“Marketing is still often seen as an expense, although it should be seen as an investment,” says Helen Agering, Head of the Revenue Science division at Nortal. Her division helps companies grasp and unlock their growth potential by using data to understand their customers’ behavior and buying journeys.
“There’s just so much you can do with the data,” Agering says, explaining that if a company knows how customers buy, they can align marketing efforts to facilitate sales. “Data can make you understand your target group and how they behave.”
Customers’ buying journeys have changed forever, quite often companies don’t even know that there’s a customer interested in their service or product before someone actually arrives at their doorstep, pointing out what they want to buy.

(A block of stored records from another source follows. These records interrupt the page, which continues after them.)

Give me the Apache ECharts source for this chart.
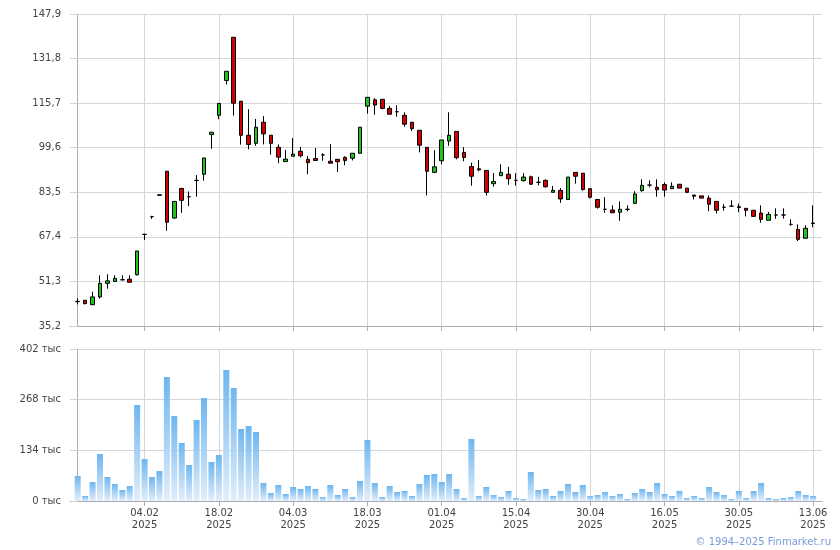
<!DOCTYPE html>
<html>
<head>
<meta charset="utf-8">
<script src="https://cdn.jsdelivr.net/npm/echarts@6/dist/echarts.min.js"></script>
<style>
html,body{margin:0;padding:0;background:#fff;}
#chart{width:840px;height:550px;}
</style>
</head>
<body>
<div id="chart"></div>
<script>
// ---- DATA ----
const dates = [
 '22.01.2025','23.01.2025','24.01.2025','27.01.2025','28.01.2025','29.01.2025','30.01.2025','31.01.2025','03.02.2025','04.02.2025',
 '05.02.2025','06.02.2025','07.02.2025','10.02.2025','11.02.2025','12.02.2025','13.02.2025','14.02.2025','17.02.2025','18.02.2025',
 '19.02.2025','20.02.2025','21.02.2025','24.02.2025','25.02.2025','26.02.2025','27.02.2025','28.02.2025','03.03.2025','04.03.2025',
 '05.03.2025','06.03.2025','07.03.2025','10.03.2025','11.03.2025','12.03.2025','13.03.2025','14.03.2025','17.03.2025','18.03.2025',
 '19.03.2025','20.03.2025','21.03.2025','24.03.2025','25.03.2025','26.03.2025','27.03.2025','28.03.2025','31.03.2025','01.04.2025',
 '02.04.2025','03.04.2025','04.04.2025','07.04.2025','08.04.2025','09.04.2025','10.04.2025','11.04.2025','14.04.2025','15.04.2025',
 '16.04.2025','17.04.2025','18.04.2025','21.04.2025','22.04.2025','23.04.2025','24.04.2025','25.04.2025','28.04.2025','30.04.2025',
 '02.05.2025','05.05.2025','06.05.2025','07.05.2025','08.05.2025','12.05.2025','13.05.2025','14.05.2025','15.05.2025','16.05.2025',
 '19.05.2025','20.05.2025','21.05.2025','22.05.2025','23.05.2025','26.05.2025','27.05.2025','28.05.2025','29.05.2025','30.05.2025',
 '02.06.2025','03.06.2025','04.06.2025','05.06.2025','06.06.2025','09.06.2025','10.06.2025','11.06.2025','12.06.2025','13.06.2025'
];
const openP = [
 44.0,44.5,42.9,45.7,50.6,51.3,51.9,52.1,53.7,68.3,
 74.7,82.6,91.1,74.2,84.9,81.9,87.8,90.0,104.4,111.3,
 123.9,139.5,116.4,104.1,101.2,108.8,104.1,99.75,94.6,96.5,
 98.3,95.4,95.7,97.0,94.7,95.4,96.1,95.8,97.6,114.6,
 116.9,117.1,113.8,112.6,111.3,108.8,105.9,99.75,90.7,94.9,
 102.0,105.5,97.9,92.8,92.0,91.4,86.6,89.5,90.0,87.8,
 87.7,89.1,87.1,87.8,83.5,84.2,80.9,90.7,90.4,84.8,
 80.9,77.35,77.1,76.3,77.35,79.5,84.1,86.1,85.3,86.3,
 84.8,86.4,85.0,82.5,82.2,81.4,80.2,78.1,78.5,78.3,
 77.7,77.0,76.0,73.4,75.3,75.3,71.9,70.1,66.9,72.4
];
const closeP = [
 44.1,43.3,45.7,50.6,51.5,52.4,51.9,51.0,62.3,68.3,
 74.7,82.4,72.7,80.2,80.6,81.9,87.8,95.9,105.2,115.6,
 127.2,115.7,104.1,100.8,107.0,104.6,101.2,96.2,95.5,97.3,
 96.7,94.2,95.0,97.0,94.0,94.55,95.0,97.6,107.0,117.8,
 115.0,113.8,111.7,112.6,108.1,106.5,100.5,91.1,92.7,102.4,
 104.1,96.0,96.1,89.3,91.6,83.5,87.4,90.7,88.4,87.8,
 89.0,86.4,87.1,85.5,84.2,81.1,89.0,89.3,84.5,81.7,
 78.1,77.35,76.1,77.35,77.35,82.9,86.0,86.1,84.4,84.3,
 85.7,85.0,83.5,82.1,81.4,79.2,77.0,78.1,78.5,78.0,
 77.0,74.8,73.7,75.5,75.3,75.3,71.9,66.5,70.5,72.2
];
const lowP = [
 43.0,43.0,42.7,45.1,48.7,51.3,51.7,51.0,53.5,66.3,
 73.9,82.4,69.6,73.96,76.1,78.5,81.9,87.7,99.2,109.9,
 122.4,111.2,100.7,99.0,100.3,100.8,97.1,94.0,94.6,96.5,
 96.1,90.0,95.0,94.9,94.0,90.8,93.25,95.0,97.6,111.9,
 111.5,113.5,111.7,110.8,107.2,105.7,97.9,82.4,90.4,93.6,
 100.3,95.4,94.7,85.9,91.1,82.3,85.5,89.5,86.2,85.9,
 87.4,86.3,86.0,85.2,83.5,79.7,80.9,86.6,84.1,81.3,
 77.6,76.1,76.1,73.2,76.6,79.5,83.7,85.3,81.9,81.9,
 84.8,85.0,83.2,80.9,81.4,76.6,75.8,76.85,78.3,76.3,
 74.8,74.6,72.5,73.4,73.96,74.0,71.4,65.9,66.9,70.85
];
const highP = [
 45.2,44.5,47.6,53.5,53.9,53.5,53.5,53.5,62.3,68.5,
 75.0,82.6,91.1,80.2,84.9,83.8,89.7,95.9,105.2,115.6,
 127.2,139.5,116.4,113.5,110.0,111.0,104.1,100.8,98.8,103.1,
 99.9,96.6,99.5,97.6,100.9,95.4,96.5,97.6,107.0,117.8,
 117.5,117.1,114.7,114.9,112.4,108.8,105.9,99.75,98.7,102.4,
 112.4,105.5,99.8,94.2,95.2,91.4,90.4,93.6,92.7,90.4,
 90.4,89.5,89.1,88.2,85.8,85.0,89.0,90.7,90.4,84.8,
 80.9,81.7,78.8,80.2,78.8,83.9,88.2,87.8,88.2,87.1,
 87.1,86.4,85.0,82.5,82.2,82.4,80.2,79.2,80.6,79.4,
 77.7,77.0,78.8,76.4,77.7,77.7,73.7,71.9,71.6,78.8
];
const volumeK = [
 66.1,13.2,50.3,124.3,63.5,45.0,29.1,39.7,253.9,111.1,
 63.5,79.3,327.9,224.8,153.4,95.2,214.2,272.4,103.1,121.7,
 346.5,298.9,190.4,198.4,182.5,47.6,21.2,42.3,18.5,37.0,
 31.7,39.7,31.7,10.6,42.3,15.9,31.7,10.6,52.9,161.3,
 47.6,10.6,39.7,23.8,26.4,13.2,45.0,68.8,71.4,50.3,
 71.4,31.7,7.9,164.0,13.2,37.0,15.9,10.6,26.4,7.9,
 5.3,76.7,29.1,31.7,13.2,26.4,45.0,23.8,42.3,13.2,
 15.9,23.8,13.2,18.5,5.3,21.2,31.7,23.8,47.6,18.5,
 13.2,26.4,7.9,13.2,7.9,37.0,23.8,15.9,5.3,26.4,
 7.9,26.4,47.6,7.9,5.3,7.9,10.6,26.4,15.9,13.2
];
const labelIdx = [9,19,29,39,49,59,69,79,89,99];
const priceTicks = [35.2,51.3,67.4,83.5,99.6,115.7,131.8,147.9];
const priceTickLabels = ['35,2','51,3','67,4','83,5','99,6','115,7','131,8','147,9'];
const volTicks = [0,134,268,402];
const volTickLabels = ['0 тыс','134 тыс','268 тыс','402 тыс'];

// ---- STYLE ----
const gridColor = '#d3d7dc';
const axisColor = '#a9adb5';
const textColor = '#444';
const font = 'DejaVu Sans';

const chart = echarts.init(document.getElementById('chart'), null, {renderer: 'canvas'});

const candleData = dates.map((d, i) => [i, openP[i], closeP[i], lowP[i], highP[i]]);
const volData = dates.map((d, i) => [i, volumeK[i]]);

function xAxisCfg(gi, showLabels) {
  return {
    type: 'value', gridIndex: gi, min: -1.04, max: 100.2,
    axisLine: {show: true, onZero: false, lineStyle: {color: axisColor, width: 1}},
    axisTick: {show: true, customValues: labelIdx, length: 5, lineStyle: {color: axisColor}},
    axisLabel: {
      show: showLabels, customValues: labelIdx, margin: 6,
      color: textColor, fontFamily: font, fontSize: 10, lineHeight: 12,
      formatter: v => { const d = dates[Math.round(v)]; return d ? d.slice(0, 5) + '\n' + d.slice(6) : ''; }
    },
    splitLine: {show: true, lineStyle: {color: gridColor, width: 1}}
  };
}

const option = {
  animation: false,
  backgroundColor: '#fff',
  grid: [
    {left: 70, top: 14, width: 752, height: 312},
    {left: 70, top: 349, width: 752, height: 152}
  ],
  xAxis: [xAxisCfg(0, false), xAxisCfg(1, true)],
  yAxis: [
    {
      type: 'value', gridIndex: 0, min: 35.2, max: 147.9,
      axisLine: {show: true, lineStyle: {color: axisColor}},
      axisTick: {show: true, customValues: priceTicks, length: 7, lineStyle: {color: gridColor}},
      axisLabel: {
        customValues: priceTicks, margin: 9, color: textColor, fontFamily: font, fontSize: 10,
        formatter: v => { const k = priceTicks.findIndex(t => Math.abs(t - v) < 1e-6); return k >= 0 ? priceTickLabels[k] : ''; }
      },
      splitLine: {show: true, lineStyle: {color: gridColor}}
    },
    {
      type: 'value', gridIndex: 1, min: 0, max: 402, interval: 134,
      axisLine: {show: true, lineStyle: {color: axisColor}},
      axisTick: {show: true, length: 7, lineStyle: {color: gridColor}},
      axisLabel: {
        margin: 9, color: textColor, fontFamily: font, fontSize: 10,
        formatter: v => { const k = volTicks.indexOf(Math.round(v)); return k >= 0 ? volTickLabels[k] : ''; }
      },
      splitLine: {show: true, lineStyle: {color: gridColor}}
    }
  ],
  series: [
    {
      type: 'candlestick', xAxisIndex: 0, yAxisIndex: 0,
      data: candleData, encode: {x: 0, y: [1, 2, 3, 4]},
      barWidth: 4,
      itemStyle: {
        color: '#1fc21f', color0: '#d40000',
        borderColor: '#000', borderColor0: '#000', borderColorDoji: '#000', borderWidth: 1
      }
    },
    {
      type: 'bar', xAxisIndex: 1, yAxisIndex: 1,
      data: volData, barWidth: 6,
      itemStyle: {
        color: new echarts.graphic.LinearGradient(0, 0, 0, 1, [
          {offset: 0, color: '#6db6f0'},
          {offset: 1, color: '#e3eefa'}
        ])
      }
    }
  ],
  graphic: [
    {
      type: 'text', right: 9, top: 537,
      style: {text: '© 1994–2025 Finmarket.ru', fill: '#7b9ad9', font: '10px "DejaVu Sans"'}
    }
  ]
};
chart.setOption(option);
</script>
</body>
</html>
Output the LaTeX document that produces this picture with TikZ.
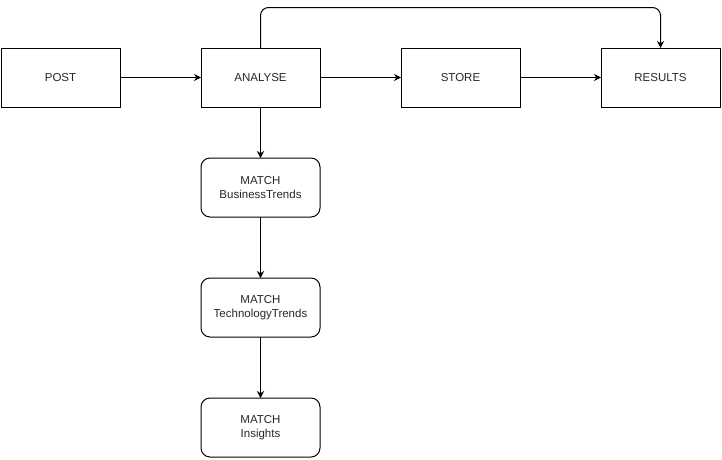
\documentclass[tikz,border=0pt]{standalone}
\usepackage{fontspec}
\setmainfont{Liberation Sans}
\usepackage{tikz}
\usetikzlibrary{positioning, arrows.meta, calc}

\begin{document}
\begin{tikzpicture}[x=1pt, y=1pt]
	\tikzstyle{process} = [rectangle, minimum width=119pt, minimum height=59pt, 
	text centered, draw=black, line width=1pt, inner sep=0pt, outer sep=0pt, 
	font=\fontsize{11.5}{14}\selectfont, text=black!85]
	\tikzstyle{match} = [process, rounded corners=9pt, align=center]
	\tikzstyle{arrow} = [line width=1pt, -{Stealth[length=7pt, width=7pt]}]
	\useasboundingbox (0,0) rectangle (722,-459);
	\node (post) [process] at (60.5,-77.5) {POST};
	\node (analyse) [process, right=81pt of post] {ANALYSE};
	\node (store) [process, right=81pt of analyse] {STORE};
	\node (results) [process, right=81pt of store] {RESULTS};
	\node (matchBusiness) [match, below=51pt of analyse] {MATCH\\BusinessTrends};
	\node (matchTechnology) [match, below=61pt of matchBusiness] {MATCH\\TechnologyTrends};
	\node (matchInsights) [match, below=61pt of matchTechnology] {MATCH\\Insights};
	\coordinate (topLeft) at ($(analyse.north)+(0,40.5)$);
	\draw [arrow] (post) -- (analyse);
	\draw [arrow] (analyse) -- (store);
	\draw [arrow] (store) -- (results);
	\draw [arrow, rounded corners=8pt] (analyse.north) -- (topLeft) -| (results.north);
	\draw [arrow] (analyse) -- (matchBusiness);
	\draw [arrow] (matchBusiness) -- (matchTechnology);
	\draw [arrow] (matchTechnology) -- (matchInsights);
\end{tikzpicture}
\end{document}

Superior marketing and sales capabilities can help companies outperform others in their sector
“Using data to facilitate this new way of buying will deliver a huge advantage,” Agering explains. “Most of our clients have seen significant growth; we’ve really seen some amazing results. It makes us very happy to see our clients growing and finding revenue in places they maybe didn’t even knew existed before.”
In many B2B business cases, customers may be conducting research for more than a year before they actually contact a vendor and there are different people involved in the decision-making. If a company doesn’t know that and just get a phone call one day that they have been shortlisted for a project, they may jump to the conclusion that the purchasing journey is very short.
“But if you know how long it takes and how many perspectives are involved, you understand there’s a need for different content in different phases of a customer’s research to point them in your direction,” Agering says. “If you have the data, the conversation between marketing and sales is completely different. You can be much more agile and successful.”
A McKinsey&Company research recently showed clearly that companies with better marketing and sales capabilities grow faster. The findings of a study involving 15,000 employees at 150 leading B2B and B2B2C global businesses were clear: revenue growth at companies with more advanced marketing and sales capabilities tended to be 30 percent greater than the average company within their sector. That means in an industry growing at 4 percent annually, a company in the top quartile of marketing and sales capabilities typically grows by around 5.3 percent.
“So the question really is whether you want to grow or not,” Agering says, adding that introducing automation, machine learning and using artificial intelligence, can really turn company results around. “When you can use data and leverage on that in a way that you hadn’t done before, it is going to have a major impact.”